START Available data

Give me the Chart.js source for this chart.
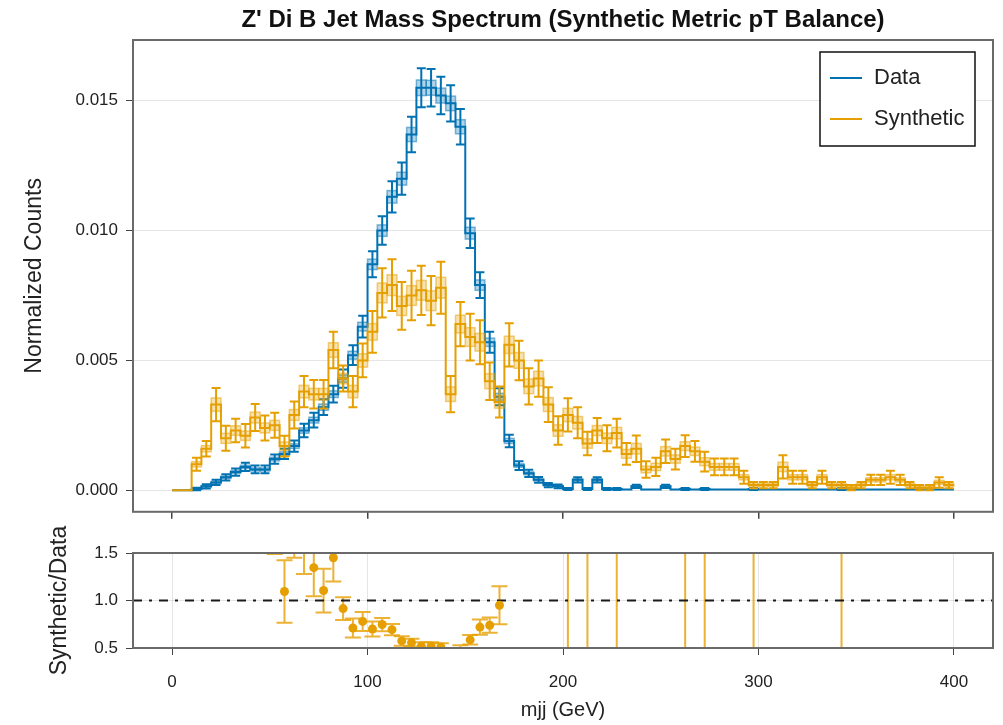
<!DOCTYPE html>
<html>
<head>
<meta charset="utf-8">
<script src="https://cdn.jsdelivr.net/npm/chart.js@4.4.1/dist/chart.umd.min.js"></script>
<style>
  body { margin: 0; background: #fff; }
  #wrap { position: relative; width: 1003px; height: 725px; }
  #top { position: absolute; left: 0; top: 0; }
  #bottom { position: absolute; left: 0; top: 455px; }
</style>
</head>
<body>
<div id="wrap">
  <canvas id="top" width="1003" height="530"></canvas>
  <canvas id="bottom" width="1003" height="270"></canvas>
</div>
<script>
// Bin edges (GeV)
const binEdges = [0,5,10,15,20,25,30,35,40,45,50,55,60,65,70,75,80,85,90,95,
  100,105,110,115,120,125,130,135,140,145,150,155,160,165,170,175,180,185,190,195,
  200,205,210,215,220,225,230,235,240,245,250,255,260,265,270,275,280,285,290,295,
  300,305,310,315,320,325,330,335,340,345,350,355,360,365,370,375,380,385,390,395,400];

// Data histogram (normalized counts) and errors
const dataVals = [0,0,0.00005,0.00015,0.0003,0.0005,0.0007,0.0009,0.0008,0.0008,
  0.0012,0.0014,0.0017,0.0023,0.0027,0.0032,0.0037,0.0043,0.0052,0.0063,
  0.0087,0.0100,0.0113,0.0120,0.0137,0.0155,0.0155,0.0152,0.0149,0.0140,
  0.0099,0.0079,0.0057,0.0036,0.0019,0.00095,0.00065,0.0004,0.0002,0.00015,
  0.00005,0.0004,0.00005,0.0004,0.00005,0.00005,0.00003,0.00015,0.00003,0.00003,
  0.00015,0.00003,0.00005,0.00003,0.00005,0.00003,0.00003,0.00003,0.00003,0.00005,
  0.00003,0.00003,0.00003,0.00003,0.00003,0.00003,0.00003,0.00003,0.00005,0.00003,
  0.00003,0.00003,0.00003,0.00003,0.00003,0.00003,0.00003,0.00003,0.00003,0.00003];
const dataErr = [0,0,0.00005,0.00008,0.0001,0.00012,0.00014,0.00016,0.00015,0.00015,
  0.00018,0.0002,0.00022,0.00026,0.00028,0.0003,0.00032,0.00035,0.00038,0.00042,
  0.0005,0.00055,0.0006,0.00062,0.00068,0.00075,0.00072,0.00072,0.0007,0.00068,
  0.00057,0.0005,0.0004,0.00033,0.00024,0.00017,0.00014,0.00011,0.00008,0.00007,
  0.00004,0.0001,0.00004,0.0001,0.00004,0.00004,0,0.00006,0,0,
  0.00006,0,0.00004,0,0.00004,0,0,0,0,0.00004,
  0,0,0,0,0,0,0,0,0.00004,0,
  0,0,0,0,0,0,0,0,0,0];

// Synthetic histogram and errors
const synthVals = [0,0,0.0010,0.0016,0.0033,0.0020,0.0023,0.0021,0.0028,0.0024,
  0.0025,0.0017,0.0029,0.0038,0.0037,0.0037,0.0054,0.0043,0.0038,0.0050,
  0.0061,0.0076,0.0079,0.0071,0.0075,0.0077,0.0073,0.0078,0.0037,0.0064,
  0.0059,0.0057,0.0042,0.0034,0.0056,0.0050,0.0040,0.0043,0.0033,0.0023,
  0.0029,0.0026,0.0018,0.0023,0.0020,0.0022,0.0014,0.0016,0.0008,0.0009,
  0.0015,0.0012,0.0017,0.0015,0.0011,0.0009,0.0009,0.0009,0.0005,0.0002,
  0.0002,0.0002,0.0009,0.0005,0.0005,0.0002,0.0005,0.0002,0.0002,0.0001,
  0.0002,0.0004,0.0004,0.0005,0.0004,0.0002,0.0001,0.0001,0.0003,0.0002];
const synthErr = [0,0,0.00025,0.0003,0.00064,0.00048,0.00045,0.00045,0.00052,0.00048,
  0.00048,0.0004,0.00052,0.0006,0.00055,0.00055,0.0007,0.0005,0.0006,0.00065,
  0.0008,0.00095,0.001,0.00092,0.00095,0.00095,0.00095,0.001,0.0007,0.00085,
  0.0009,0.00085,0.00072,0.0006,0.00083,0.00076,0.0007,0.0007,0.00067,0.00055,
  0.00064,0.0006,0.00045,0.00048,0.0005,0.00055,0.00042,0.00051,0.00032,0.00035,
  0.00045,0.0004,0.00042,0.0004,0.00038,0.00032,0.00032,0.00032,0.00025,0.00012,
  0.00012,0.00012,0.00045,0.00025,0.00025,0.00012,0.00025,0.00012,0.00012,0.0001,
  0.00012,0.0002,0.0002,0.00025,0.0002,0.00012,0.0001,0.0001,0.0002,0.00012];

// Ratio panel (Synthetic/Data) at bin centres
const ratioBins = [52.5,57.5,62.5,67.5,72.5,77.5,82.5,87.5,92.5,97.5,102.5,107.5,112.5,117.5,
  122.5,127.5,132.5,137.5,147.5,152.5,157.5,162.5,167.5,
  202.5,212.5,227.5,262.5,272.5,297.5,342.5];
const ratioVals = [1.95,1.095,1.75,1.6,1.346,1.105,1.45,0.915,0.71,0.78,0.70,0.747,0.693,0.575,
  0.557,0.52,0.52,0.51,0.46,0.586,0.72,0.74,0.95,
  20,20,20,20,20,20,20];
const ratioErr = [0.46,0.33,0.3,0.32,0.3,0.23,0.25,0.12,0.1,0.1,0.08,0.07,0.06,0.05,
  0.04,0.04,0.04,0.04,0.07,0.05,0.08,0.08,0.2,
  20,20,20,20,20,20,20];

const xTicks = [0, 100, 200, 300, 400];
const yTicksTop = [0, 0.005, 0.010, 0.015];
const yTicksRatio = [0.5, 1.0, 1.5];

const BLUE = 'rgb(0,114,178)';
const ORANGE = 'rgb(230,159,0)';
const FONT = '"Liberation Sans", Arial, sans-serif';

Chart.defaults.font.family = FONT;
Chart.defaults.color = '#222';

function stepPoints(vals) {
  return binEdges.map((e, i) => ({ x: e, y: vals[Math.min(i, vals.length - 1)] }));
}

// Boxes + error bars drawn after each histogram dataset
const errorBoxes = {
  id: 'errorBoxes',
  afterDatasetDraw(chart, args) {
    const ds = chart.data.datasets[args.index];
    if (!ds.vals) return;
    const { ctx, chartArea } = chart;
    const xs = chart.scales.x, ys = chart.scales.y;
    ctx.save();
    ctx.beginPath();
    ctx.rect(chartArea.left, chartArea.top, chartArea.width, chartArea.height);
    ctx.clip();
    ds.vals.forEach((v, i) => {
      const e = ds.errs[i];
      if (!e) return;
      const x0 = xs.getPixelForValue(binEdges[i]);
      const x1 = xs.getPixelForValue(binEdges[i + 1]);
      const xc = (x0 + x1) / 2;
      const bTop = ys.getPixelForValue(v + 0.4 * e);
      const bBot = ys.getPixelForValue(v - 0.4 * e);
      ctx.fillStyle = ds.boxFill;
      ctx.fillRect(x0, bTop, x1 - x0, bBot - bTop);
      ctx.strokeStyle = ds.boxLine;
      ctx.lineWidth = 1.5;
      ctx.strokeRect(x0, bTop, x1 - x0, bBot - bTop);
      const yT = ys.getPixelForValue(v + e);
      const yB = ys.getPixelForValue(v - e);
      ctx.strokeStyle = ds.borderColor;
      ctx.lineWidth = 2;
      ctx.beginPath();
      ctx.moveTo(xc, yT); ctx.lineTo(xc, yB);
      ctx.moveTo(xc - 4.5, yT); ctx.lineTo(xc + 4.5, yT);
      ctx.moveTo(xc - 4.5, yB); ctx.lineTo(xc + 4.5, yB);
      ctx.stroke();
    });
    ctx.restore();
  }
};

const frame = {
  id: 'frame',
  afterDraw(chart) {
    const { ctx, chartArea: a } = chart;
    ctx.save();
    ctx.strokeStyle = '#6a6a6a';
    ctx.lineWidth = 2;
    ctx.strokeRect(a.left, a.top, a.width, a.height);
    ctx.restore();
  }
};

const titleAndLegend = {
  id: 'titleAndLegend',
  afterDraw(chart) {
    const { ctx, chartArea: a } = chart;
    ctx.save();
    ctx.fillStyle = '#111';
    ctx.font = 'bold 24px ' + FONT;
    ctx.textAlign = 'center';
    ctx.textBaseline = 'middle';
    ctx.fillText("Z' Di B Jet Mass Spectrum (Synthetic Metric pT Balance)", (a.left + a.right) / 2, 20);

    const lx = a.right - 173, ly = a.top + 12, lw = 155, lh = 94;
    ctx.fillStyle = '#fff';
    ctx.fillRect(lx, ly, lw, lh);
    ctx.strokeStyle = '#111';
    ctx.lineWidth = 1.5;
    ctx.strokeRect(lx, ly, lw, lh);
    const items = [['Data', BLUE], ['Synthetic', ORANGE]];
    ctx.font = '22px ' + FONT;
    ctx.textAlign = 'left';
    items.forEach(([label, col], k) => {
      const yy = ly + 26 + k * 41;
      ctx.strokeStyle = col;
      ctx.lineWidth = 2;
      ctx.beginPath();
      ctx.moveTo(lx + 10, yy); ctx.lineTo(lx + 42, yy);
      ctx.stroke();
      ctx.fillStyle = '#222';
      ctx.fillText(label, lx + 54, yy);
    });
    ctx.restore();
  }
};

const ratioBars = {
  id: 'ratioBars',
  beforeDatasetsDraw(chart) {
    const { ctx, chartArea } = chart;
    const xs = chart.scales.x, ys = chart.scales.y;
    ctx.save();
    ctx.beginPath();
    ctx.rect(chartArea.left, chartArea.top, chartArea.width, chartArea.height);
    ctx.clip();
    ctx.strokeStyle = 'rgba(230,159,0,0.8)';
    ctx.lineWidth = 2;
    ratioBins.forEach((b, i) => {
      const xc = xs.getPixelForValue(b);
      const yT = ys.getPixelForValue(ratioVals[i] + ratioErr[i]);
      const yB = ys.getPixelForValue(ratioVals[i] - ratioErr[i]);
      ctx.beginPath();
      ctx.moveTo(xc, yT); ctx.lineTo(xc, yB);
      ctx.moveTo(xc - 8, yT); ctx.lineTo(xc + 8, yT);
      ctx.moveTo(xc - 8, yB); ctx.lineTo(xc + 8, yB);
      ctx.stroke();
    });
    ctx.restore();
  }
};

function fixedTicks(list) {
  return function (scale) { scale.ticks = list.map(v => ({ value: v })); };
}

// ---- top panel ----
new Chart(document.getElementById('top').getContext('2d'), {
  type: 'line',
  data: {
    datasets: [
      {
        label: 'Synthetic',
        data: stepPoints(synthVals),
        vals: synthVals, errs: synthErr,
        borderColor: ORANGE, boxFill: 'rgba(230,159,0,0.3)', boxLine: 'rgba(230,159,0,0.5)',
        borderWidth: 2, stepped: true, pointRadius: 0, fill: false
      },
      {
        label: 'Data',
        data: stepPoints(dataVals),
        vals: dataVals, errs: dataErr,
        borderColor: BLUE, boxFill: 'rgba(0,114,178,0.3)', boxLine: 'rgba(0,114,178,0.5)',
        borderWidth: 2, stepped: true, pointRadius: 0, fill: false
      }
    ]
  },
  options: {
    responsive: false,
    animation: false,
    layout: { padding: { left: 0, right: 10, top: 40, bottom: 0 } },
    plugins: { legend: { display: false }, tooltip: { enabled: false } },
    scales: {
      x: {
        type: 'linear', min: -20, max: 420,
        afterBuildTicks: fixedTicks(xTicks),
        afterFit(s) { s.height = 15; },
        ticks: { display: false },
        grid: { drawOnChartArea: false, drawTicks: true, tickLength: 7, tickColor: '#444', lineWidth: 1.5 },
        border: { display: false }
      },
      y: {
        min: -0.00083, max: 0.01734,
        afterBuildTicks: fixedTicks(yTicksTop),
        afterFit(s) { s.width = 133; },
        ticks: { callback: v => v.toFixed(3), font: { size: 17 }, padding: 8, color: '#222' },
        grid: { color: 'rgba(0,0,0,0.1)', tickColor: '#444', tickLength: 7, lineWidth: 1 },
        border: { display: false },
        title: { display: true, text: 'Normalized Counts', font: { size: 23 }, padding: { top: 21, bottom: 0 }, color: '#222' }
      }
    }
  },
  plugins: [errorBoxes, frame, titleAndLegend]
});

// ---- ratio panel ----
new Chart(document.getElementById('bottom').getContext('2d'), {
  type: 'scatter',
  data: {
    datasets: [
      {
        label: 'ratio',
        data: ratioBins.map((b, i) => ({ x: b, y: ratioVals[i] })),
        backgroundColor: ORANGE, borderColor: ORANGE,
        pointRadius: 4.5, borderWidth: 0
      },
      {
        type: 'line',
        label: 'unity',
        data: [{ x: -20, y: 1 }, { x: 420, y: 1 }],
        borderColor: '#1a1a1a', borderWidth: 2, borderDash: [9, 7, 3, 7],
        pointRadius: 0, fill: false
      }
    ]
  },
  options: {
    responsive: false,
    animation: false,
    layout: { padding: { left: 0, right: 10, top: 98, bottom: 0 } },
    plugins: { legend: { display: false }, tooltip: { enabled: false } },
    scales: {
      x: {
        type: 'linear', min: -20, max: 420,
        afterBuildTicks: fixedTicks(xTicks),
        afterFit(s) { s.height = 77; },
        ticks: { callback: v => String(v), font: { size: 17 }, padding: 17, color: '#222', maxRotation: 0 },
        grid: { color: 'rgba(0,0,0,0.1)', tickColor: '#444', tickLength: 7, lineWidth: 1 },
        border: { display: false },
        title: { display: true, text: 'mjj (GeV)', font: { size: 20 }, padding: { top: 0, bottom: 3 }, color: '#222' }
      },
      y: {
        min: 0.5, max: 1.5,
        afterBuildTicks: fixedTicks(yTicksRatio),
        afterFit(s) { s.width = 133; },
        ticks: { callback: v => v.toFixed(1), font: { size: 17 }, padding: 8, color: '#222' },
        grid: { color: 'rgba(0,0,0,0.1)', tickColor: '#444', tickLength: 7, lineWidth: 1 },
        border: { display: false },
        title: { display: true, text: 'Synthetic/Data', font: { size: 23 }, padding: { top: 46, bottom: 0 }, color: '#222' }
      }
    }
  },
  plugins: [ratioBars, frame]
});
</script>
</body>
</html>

END Available data

Everything from the first line of the listing above through the line that contains "0,0,0,0,0,0,0,0,0,0];" is to be restated word for word, minus the pictures.

Give me the Chart.js source for this chart.
<!DOCTYPE html>
<html>
<head>
<meta charset="utf-8">
<script src="https://cdn.jsdelivr.net/npm/chart.js@4.4.1/dist/chart.umd.min.js"></script>
<style>
  body { margin: 0; background: #fff; }
  #wrap { position: relative; width: 1003px; height: 725px; }
  #top { position: absolute; left: 0; top: 0; }
  #bottom { position: absolute; left: 0; top: 455px; }
</style>
</head>
<body>
<div id="wrap">
  <canvas id="top" width="1003" height="530"></canvas>
  <canvas id="bottom" width="1003" height="270"></canvas>
</div>
<script>
// Bin edges (GeV)
const binEdges = [0,5,10,15,20,25,30,35,40,45,50,55,60,65,70,75,80,85,90,95,
  100,105,110,115,120,125,130,135,140,145,150,155,160,165,170,175,180,185,190,195,
  200,205,210,215,220,225,230,235,240,245,250,255,260,265,270,275,280,285,290,295,
  300,305,310,315,320,325,330,335,340,345,350,355,360,365,370,375,380,385,390,395,400];

// Data histogram (normalized counts) and errors
const dataVals = [0,0,0.00005,0.00015,0.0003,0.0005,0.0007,0.0009,0.0008,0.0008,
  0.0012,0.0014,0.0017,0.0023,0.0027,0.0032,0.0037,0.0043,0.0052,0.0063,
  0.0087,0.0100,0.0113,0.0120,0.0137,0.0155,0.0155,0.0152,0.0149,0.0140,
  0.0099,0.0079,0.0057,0.0036,0.0019,0.00095,0.00065,0.0004,0.0002,0.00015,
  0.00005,0.0004,0.00005,0.0004,0.00005,0.00005,0.00003,0.00015,0.00003,0.00003,
  0.00015,0.00003,0.00005,0.00003,0.00005,0.00003,0.00003,0.00003,0.00003,0.00005,
  0.00003,0.00003,0.00003,0.00003,0.00003,0.00003,0.00003,0.00003,0.00005,0.00003,
  0.00003,0.00003,0.00003,0.00003,0.00003,0.00003,0.00003,0.00003,0.00003,0.00003];
const dataErr = [0,0,0.00005,0.00008,0.0001,0.00012,0.00014,0.00016,0.00015,0.00015,
  0.00018,0.0002,0.00022,0.00026,0.00028,0.0003,0.00032,0.00035,0.00038,0.00042,
  0.0005,0.00055,0.0006,0.00062,0.00068,0.00075,0.00072,0.00072,0.0007,0.00068,
  0.00057,0.0005,0.0004,0.00033,0.00024,0.00017,0.00014,0.00011,0.00008,0.00007,
  0.00004,0.0001,0.00004,0.0001,0.00004,0.00004,0,0.00006,0,0,
  0.00006,0,0.00004,0,0.00004,0,0,0,0,0.00004,
  0,0,0,0,0,0,0,0,0.00004,0,
  0,0,0,0,0,0,0,0,0,0];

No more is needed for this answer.